══ Information shown ══
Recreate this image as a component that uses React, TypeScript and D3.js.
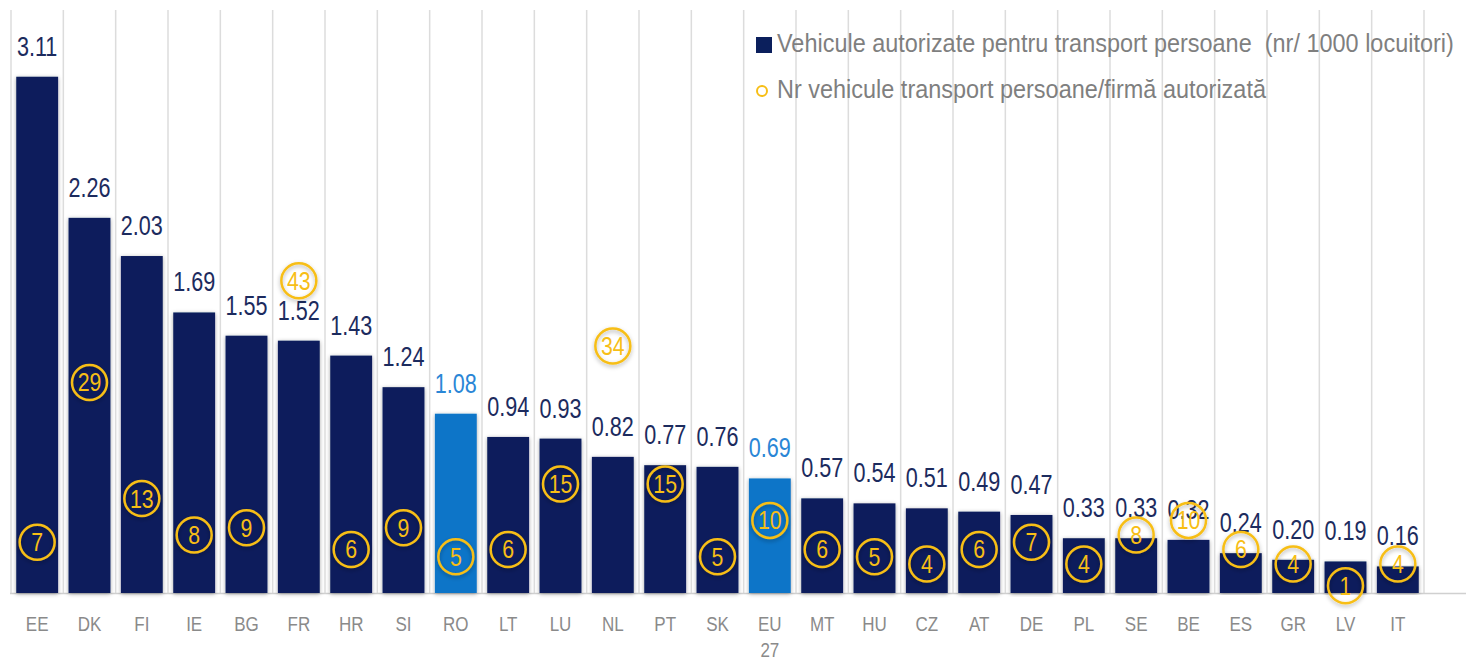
import React from "react";
import * as d3 from "d3";

const categories = ["EE","DK","FI","IE","BG","FR","HR","SI","RO","LT","LU","NL","PT","SK","EU 27","MT","HU","CZ","AT","DE","PL","SE","BE","ES","GR","LV","IT"];
const vehiclesPer1000 = [3.11,2.26,2.03,1.69,1.55,1.52,1.43,1.24,1.08,0.94,0.93,0.82,0.77,0.76,0.69,0.57,0.54,0.51,0.49,0.47,0.33,0.33,0.32,0.24,0.20,0.19,0.16];
const vehiclesPerFirm = [7,29,13,8,9,43,6,9,5,6,15,34,15,5,10,6,5,4,6,7,4,8,10,6,4,1,4];
const highlighted = ["RO","EU 27"];
const legendLabels = [
  "Vehicule autorizate pentru transport persoane  (nr/ 1000 locuitori)",
  "Nr vehicule transport persoane/firmă autorizată",
];

const W = 1466, H = 659;
const NAVY = "#0B1F5C";
const BLUE = "#0A74C8";
const YELLOW = "#F7BE16";
const FONT = "'Liberation Sans', Arial, sans-serif";

function NText({ x, y, sx, children, ...rest }: any) {
  return (
    <text transform={`translate(${x},${y}) scale(${sx},1)`} x={0} y={0} style={{ whiteSpace: "pre" }} {...rest}>{children}</text>
  );
}

export default function App() {
  const x = d3.scaleBand<string>().domain(categories).range([11, 1424]).paddingInner(0.2).paddingOuter(0.1);
  const y = d3.scaleLinear().domain([0, 3.5]).range([593, 12]);
  const y2 = d3.scaleLinear().domain([0, 80]).range([593, 12]);
  const fmt = d3.format(".2f");
  const step = x.step();
  const gridXs = d3.range(categories.length + 1).map(i => 11 + i * step);

  return (
    <svg width={W} height={H} style={{ position: "fixed", left: 0, top: 0, background: "#fff" }} fontFamily={FONT}>
      <defs>
        <filter id="barShadow" x="-20%" y="-5%" width="140%" height="110%">
          <feDropShadow dx="0" dy="1" stdDeviation="2" floodColor="#000" floodOpacity="0.35" />
        </filter>
        <filter id="glow" x="-50%" y="-50%" width="200%" height="200%">
          <feDropShadow dx="0" dy="2" stdDeviation="2" floodColor="#000" floodOpacity="0.3" />
        </filter>
      </defs>
      {gridXs.map((gx, i) => (
        <line key={"g" + i} x1={gx} x2={gx} y1={10} y2={593} stroke="#DCDCDC" strokeWidth={1.5} />
      ))}
      <line x1={10} x2={1466} y1={593.5} y2={593.5} stroke="#D0D0D0" strokeWidth={1.5} />
      {categories.map((c, i) => {
        const hl = highlighted.includes(c);
        return (
          <rect key={"b" + c} x={x(c)!} width={x.bandwidth()} y={y(vehiclesPer1000[i])} height={593 - y(vehiclesPer1000[i])}
            fill={hl ? BLUE : NAVY} filter="url(#barShadow)" />
        );
      })}
      {categories.map((c, i) => {
        const hl = highlighted.includes(c);
        return (
          <NText key={"v" + c} x={x(c)! + x.bandwidth() / 2} y={y(vehiclesPer1000[i]) - 21} sx={0.8} textAnchor="middle"
            fontSize={27} fill={hl ? "#2A86D6" : "#1C2B5E"}>{fmt(vehiclesPer1000[i])}</NText>
        );
      })}
      {categories.map((c, i) => {
        const cx = x(c)! + x.bandwidth() / 2;
        const cy = y2(vehiclesPerFirm[i]);
        return (
          <g key={"c" + c}>
            <circle cx={cx} cy={cy} r={17.5} fill="none" stroke={YELLOW} strokeWidth={2.5} filter="url(#glow)" />
            <NText x={cx} y={cy + 9} sx={0.82} textAnchor="middle" fontSize={26} fill={YELLOW}>{vehiclesPerFirm[i]}</NText>
          </g>
        );
      })}
      {categories.map(c => {
        const parts = c.split(" ");
        const cx = x(c)! + x.bandwidth() / 2;
        return (
          <g key={"l" + c}>
            {parts.map((p, j) => (
              <NText key={j} x={cx} y={631 + j * 26} sx={0.85} textAnchor="middle" fontSize={20} fill="#8A8A8A">{p}</NText>
            ))}
          </g>
        );
      })}
      <rect x={756} y={37} width={16} height={16} fill={NAVY} />
      <NText x={777} y={52} sx={0.92} fontSize={25.5} fill="#7F7F7F">{legendLabels[0]}</NText>
      <circle cx={762} cy={91} r={5} fill="none" stroke={YELLOW} strokeWidth={2} />
      <NText x={777} y={98} sx={0.92} fontSize={25.5} fill="#7F7F7F">{legendLabels[1]}</NText>
    </svg>
  );
}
═══
### Exercise directions
Write the lines above out again exactly, without any of their pictures.

### Solution for this problem
Recreate this image as a component that uses React, TypeScript and D3.js.
import React from "react";
import * as d3 from "d3";

const categories = ["EE","DK","FI","IE","BG","FR","HR","SI","RO","LT","LU","NL","PT","SK","EU 27","MT","HU","CZ","AT","DE","PL","SE","BE","ES","GR","LV","IT"];
const vehiclesPer1000 = [3.11,2.26,2.03,1.69,1.55,1.52,1.43,1.24,1.08,0.94,0.93,0.82,0.77,0.76,0.69,0.57,0.54,0.51,0.49,0.47,0.33,0.33,0.32,0.24,0.20,0.19,0.16];
const vehiclesPerFirm = [7,29,13,8,9,43,6,9,5,6,15,34,15,5,10,6,5,4,6,7,4,8,10,6,4,1,4];
const highlighted = ["RO","EU 27"];
const legendLabels = [
  "Vehicule autorizate pentru transport persoane  (nr/ 1000 locuitori)",
  "Nr vehicule transport persoane/firmă autorizată",
];

const W = 1466, H = 659;
const NAVY = "#0B1F5C";
const BLUE = "#0A74C8";
const YELLOW = "#F7BE16";
const FONT = "'Liberation Sans', Arial, sans-serif";

function NText({ x, y, sx, children, ...rest }: any) {
  return (
    <text transform={`translate(${x},${y}) scale(${sx},1)`} x={0} y={0} style={{ whiteSpace: "pre" }} {...rest}>{children}</text>
  );
}

export default function App() {
  const x = d3.scaleBand<string>().domain(categories).range([11, 1424]).paddingInner(0.2).paddingOuter(0.1);
  const y = d3.scaleLinear().domain([0, 3.5]).range([593, 12]);
  const y2 = d3.scaleLinear().domain([0, 80]).range([593, 12]);
  const fmt = d3.format(".2f");
  const step = x.step();
  const gridXs = d3.range(categories.length + 1).map(i => 11 + i * step);

  return (
    <svg width={W} height={H} style={{ position: "fixed", left: 0, top: 0, background: "#fff" }} fontFamily={FONT}>
      <defs>
        <filter id="barShadow" x="-20%" y="-5%" width="140%" height="110%">
          <feDropShadow dx="0" dy="1" stdDeviation="2" floodColor="#000" floodOpacity="0.35" />
        </filter>
        <filter id="glow" x="-50%" y="-50%" width="200%" height="200%">
          <feDropShadow dx="0" dy="2" stdDeviation="2" floodColor="#000" floodOpacity="0.3" />
        </filter>
      </defs>
      {gridXs.map((gx, i) => (
        <line key={"g" + i} x1={gx} x2={gx} y1={10} y2={593} stroke="#DCDCDC" strokeWidth={1.5} />
      ))}
      <line x1={10} x2={1466} y1={593.5} y2={593.5} stroke="#D0D0D0" strokeWidth={1.5} />
      {categories.map((c, i) => {
        const hl = highlighted.includes(c);
        return (
          <rect key={"b" + c} x={x(c)!} width={x.bandwidth()} y={y(vehiclesPer1000[i])} height={593 - y(vehiclesPer1000[i])}
            fill={hl ? BLUE : NAVY} filter="url(#barShadow)" />
        );
      })}
      {categories.map((c, i) => {
        const hl = highlighted.includes(c);
        return (
          <NText key={"v" + c} x={x(c)! + x.bandwidth() / 2} y={y(vehiclesPer1000[i]) - 21} sx={0.8} textAnchor="middle"
            fontSize={27} fill={hl ? "#2A86D6" : "#1C2B5E"}>{fmt(vehiclesPer1000[i])}</NText>
        );
      })}
      {categories.map((c, i) => {
        const cx = x(c)! + x.bandwidth() / 2;
        const cy = y2(vehiclesPerFirm[i]);
        return (
          <g key={"c" + c}>
            <circle cx={cx} cy={cy} r={17.5} fill="none" stroke={YELLOW} strokeWidth={2.5} filter="url(#glow)" />
            <NText x={cx} y={cy + 9} sx={0.82} textAnchor="middle" fontSize={26} fill={YELLOW}>{vehiclesPerFirm[i]}</NText>
          </g>
        );
      })}
      {categories.map(c => {
        const parts = c.split(" ");
        const cx = x(c)! + x.bandwidth() / 2;
        return (
          <g key={"l" + c}>
            {parts.map((p, j) => (
              <NText key={j} x={cx} y={631 + j * 26} sx={0.85} textAnchor="middle" fontSize={20} fill="#8A8A8A">{p}</NText>
            ))}
          </g>
        );
      })}
      <rect x={756} y={37} width={16} height={16} fill={NAVY} />
      <NText x={777} y={52} sx={0.92} fontSize={25.5} fill="#7F7F7F">{legendLabels[0]}</NText>
      <circle cx={762} cy={91} r={5} fill="none" stroke={YELLOW} strokeWidth={2} />
      <NText x={777} y={98} sx={0.92} fontSize={25.5} fill="#7F7F7F">{legendLabels[1]}</NText>
    </svg>
  );
}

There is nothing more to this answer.